Lawrence "Larry" Cranston was a law school classmate of Matt Murdock. After learning that Starr Saxon had died, Cranston decided to take on the Mister Fear guise himself. As the third Mister Fear, Cranston goes mad during his first effort against Daredevil in San Francisco, jumping off a building, assuming that he was wearing a rocket pack which he had previously worn in battle with the hero, and seemingly dies from his injuries.

Cranston survived the fall and returned years later. He masterminds a series of campaigns meant to discredit Daredevil with the aid of the Enforcers, Eel, and Insomnia. Daredevil defeats them and Cranston abandons the Mister Fear identity.

Cranston later resurfaces, along with the Enforcers, providing the criminals of Hell's Kitchen a drug that causes the user to become psychotic and completely unafraid of death. In an attempt to make Daredevil's life miserable, Cranston secretly causes Milla Donovan (Daredevil's wife) to overdose on the drug, causing her to murder an innocent man. Cranston, having killed the drug's creator and destroyed all of the antidote's known samples, forces Daredevil to spare his life, as he was the only one whose testimony could save Donovan from being sentenced to death for the murder committed earlier. Before he is sent to prison, Cranston has one of his henchmen provide him with a new chemical compound he had created, which makes everyone worship him. With this new power, Cranston secures himself a lavish prison cell.

During the "King in Black" storyline, Mister Fear is among the villains recruited by Mayor Wilson Fisk to be part of the Thunderbolts during Knull's invasion.

===Alan Fagan===

Alan Fagan was born in Madison, Wisconsin. He is Larry Cranston's nephew and Ariel Tremmore's father. When Cranston seemingly died, Fagan came into possession of the fear gas and other equipment.

As the fourth Mister Fear, Fagan attempts to use his fear-gas in blackmail schemes which were stymied by Spider-Man, with the aid of Hawkeye. Fagan is brutally attacked in prison by men in the employ of Ariel, who carve much of the skin from his face. Ariel takes fear gas residue from Fagan's skin and uses it for herself, becoming the villain Shock.

Fagan recovers from these injuries and receives improved weaponry and armor from Lucia von Bardas. The weaponry is later destroyed.

Fagan is hired by the Hood to take advantage of the superhero community split caused by the Superhuman Registration Act.

==Powers and abilities==
Mister Fear employs a compound based on the flight scent pheromone—chemicals produced by most animals, used to communicate a variety of simple messages over distances.

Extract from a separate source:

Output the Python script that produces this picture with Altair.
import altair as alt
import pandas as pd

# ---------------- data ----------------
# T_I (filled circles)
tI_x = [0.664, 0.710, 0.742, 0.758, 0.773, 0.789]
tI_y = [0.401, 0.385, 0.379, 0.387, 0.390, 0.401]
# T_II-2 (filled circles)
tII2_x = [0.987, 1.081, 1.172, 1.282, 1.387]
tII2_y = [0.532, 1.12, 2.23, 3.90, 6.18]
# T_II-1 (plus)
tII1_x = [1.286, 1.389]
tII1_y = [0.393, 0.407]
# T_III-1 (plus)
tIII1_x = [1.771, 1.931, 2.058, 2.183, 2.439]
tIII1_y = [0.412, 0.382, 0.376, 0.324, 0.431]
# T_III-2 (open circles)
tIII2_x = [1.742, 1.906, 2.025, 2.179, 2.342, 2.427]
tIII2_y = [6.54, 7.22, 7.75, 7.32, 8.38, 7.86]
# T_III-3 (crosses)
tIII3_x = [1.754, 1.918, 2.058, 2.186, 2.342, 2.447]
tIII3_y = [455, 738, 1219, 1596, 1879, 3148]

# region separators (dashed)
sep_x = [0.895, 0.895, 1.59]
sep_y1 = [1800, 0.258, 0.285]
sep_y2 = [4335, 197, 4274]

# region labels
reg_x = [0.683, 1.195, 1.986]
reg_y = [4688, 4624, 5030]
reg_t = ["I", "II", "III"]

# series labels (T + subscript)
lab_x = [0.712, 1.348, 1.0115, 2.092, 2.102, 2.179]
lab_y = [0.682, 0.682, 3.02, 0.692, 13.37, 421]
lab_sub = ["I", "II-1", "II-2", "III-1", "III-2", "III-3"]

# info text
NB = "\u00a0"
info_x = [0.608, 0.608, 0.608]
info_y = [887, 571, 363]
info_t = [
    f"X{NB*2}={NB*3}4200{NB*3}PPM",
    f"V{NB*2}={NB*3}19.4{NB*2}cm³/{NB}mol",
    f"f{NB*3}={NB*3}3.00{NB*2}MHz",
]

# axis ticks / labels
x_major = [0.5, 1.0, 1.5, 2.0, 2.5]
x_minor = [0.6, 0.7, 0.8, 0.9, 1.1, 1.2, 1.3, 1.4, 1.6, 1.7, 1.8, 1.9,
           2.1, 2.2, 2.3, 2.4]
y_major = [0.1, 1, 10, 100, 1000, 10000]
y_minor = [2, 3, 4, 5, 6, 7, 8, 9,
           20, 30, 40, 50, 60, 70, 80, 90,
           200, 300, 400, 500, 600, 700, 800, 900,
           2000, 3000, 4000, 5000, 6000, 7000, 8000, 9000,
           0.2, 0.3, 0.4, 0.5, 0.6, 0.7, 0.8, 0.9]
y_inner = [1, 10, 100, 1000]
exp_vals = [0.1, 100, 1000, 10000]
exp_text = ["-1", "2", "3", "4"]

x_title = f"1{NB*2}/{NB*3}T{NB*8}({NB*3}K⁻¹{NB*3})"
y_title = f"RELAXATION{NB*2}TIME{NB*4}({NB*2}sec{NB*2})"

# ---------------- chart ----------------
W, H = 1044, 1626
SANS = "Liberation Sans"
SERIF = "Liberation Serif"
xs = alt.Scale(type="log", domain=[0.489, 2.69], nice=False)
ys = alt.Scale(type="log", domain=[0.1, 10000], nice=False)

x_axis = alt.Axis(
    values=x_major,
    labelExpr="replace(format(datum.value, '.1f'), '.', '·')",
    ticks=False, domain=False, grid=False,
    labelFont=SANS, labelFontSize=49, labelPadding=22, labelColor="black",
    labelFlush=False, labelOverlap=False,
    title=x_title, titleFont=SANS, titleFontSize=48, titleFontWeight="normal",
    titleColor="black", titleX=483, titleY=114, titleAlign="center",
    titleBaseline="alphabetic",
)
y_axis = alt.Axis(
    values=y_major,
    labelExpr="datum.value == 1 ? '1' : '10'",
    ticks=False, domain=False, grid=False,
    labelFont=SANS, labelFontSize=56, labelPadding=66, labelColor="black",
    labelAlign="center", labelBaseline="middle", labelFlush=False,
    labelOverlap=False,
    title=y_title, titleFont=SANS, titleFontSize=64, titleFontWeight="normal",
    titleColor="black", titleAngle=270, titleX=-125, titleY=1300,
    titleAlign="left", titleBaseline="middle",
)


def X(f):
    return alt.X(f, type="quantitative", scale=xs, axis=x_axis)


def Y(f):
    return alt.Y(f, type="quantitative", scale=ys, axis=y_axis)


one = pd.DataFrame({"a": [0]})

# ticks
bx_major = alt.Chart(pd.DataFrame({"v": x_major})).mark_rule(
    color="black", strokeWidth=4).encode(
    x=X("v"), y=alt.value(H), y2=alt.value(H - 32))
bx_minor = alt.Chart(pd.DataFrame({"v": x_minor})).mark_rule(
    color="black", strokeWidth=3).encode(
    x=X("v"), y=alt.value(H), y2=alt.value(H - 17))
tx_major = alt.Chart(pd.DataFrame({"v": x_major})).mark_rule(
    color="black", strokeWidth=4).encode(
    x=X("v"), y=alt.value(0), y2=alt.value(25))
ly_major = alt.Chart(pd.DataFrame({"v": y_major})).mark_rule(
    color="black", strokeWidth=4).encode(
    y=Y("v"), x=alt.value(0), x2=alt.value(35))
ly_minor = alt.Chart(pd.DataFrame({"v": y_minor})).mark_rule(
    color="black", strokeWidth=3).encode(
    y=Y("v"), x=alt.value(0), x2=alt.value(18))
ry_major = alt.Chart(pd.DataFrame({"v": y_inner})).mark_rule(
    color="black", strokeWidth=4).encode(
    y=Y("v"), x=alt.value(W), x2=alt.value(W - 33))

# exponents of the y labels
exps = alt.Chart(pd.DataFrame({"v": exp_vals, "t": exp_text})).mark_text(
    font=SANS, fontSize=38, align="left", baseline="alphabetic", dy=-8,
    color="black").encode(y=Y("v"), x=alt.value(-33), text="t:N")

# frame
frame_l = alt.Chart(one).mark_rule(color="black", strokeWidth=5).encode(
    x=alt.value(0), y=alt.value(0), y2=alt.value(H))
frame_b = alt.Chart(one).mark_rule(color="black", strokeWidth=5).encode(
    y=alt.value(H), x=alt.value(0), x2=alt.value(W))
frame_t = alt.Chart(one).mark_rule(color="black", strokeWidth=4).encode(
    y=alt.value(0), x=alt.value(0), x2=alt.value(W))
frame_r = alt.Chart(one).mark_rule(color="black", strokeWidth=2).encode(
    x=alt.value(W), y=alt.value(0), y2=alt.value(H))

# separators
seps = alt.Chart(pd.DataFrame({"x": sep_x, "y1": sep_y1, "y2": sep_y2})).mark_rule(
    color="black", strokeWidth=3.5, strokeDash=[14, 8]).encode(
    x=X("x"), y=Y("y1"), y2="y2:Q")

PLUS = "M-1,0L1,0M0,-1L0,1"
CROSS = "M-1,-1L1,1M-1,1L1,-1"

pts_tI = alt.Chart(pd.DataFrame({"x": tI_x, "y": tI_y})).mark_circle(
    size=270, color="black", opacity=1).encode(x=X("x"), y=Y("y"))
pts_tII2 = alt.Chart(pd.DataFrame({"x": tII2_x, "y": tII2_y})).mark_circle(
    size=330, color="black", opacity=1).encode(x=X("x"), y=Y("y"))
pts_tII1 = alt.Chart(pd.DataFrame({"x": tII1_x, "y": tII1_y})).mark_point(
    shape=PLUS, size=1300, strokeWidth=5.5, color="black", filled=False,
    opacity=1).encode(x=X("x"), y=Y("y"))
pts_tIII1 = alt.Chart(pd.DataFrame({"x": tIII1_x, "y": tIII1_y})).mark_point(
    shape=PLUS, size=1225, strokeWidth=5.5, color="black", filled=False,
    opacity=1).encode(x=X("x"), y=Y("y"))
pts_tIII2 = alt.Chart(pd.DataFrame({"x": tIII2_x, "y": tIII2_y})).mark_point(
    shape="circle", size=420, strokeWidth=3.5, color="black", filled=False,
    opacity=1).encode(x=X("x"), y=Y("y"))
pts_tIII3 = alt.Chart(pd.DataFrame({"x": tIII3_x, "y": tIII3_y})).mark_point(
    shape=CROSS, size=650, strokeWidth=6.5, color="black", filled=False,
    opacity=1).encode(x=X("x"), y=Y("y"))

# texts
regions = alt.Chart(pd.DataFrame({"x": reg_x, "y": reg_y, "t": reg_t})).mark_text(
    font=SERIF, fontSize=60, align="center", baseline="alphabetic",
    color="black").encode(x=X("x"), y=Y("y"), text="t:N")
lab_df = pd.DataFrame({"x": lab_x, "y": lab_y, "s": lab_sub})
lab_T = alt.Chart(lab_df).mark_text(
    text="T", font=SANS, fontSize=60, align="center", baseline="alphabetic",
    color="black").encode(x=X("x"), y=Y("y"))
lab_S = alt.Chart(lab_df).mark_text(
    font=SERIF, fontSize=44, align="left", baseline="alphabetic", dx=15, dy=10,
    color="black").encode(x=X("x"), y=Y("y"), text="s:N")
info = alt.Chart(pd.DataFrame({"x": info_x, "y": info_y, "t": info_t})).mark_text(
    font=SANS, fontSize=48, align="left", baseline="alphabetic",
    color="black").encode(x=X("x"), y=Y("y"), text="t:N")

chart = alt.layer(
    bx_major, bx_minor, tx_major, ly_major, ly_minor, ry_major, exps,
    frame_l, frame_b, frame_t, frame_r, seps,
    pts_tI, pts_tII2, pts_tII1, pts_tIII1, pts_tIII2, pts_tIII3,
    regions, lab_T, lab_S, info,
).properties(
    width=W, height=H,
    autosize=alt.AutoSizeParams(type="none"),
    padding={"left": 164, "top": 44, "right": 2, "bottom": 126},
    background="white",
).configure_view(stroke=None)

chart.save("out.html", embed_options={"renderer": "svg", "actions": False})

The drug induces severe anxiety, fear, and panic, and sometimes nightmarish hallucinations, rendering victims incapable of fighting or resisting his will. The dosage contained in one pellet is enough to incapacitate a normal adult male for about 15 minutes, or an exceptionally fit male, such as Daredevil, for about five minutes. The side effects of anxiety and nausea can persist for several days.

Larry Cranston has a law degree and a fair amount of legal expertise. He displayed the ability to influence the minds of other people into doing whatever he wanted them to do. Cranston also trained extensively in hand-to-hand combat for his confrontation with Daredevil.

Alan Fagan uses miniature hypodermic needles to inject a large dose of the liquid directly into the bloodstream. He has also used a hand-held weapon that fires capsules of the fear gas. Working with an unidentified chemist, Fagan adapted other pheromones to his use, including one that makes a man sexually irresistible to women.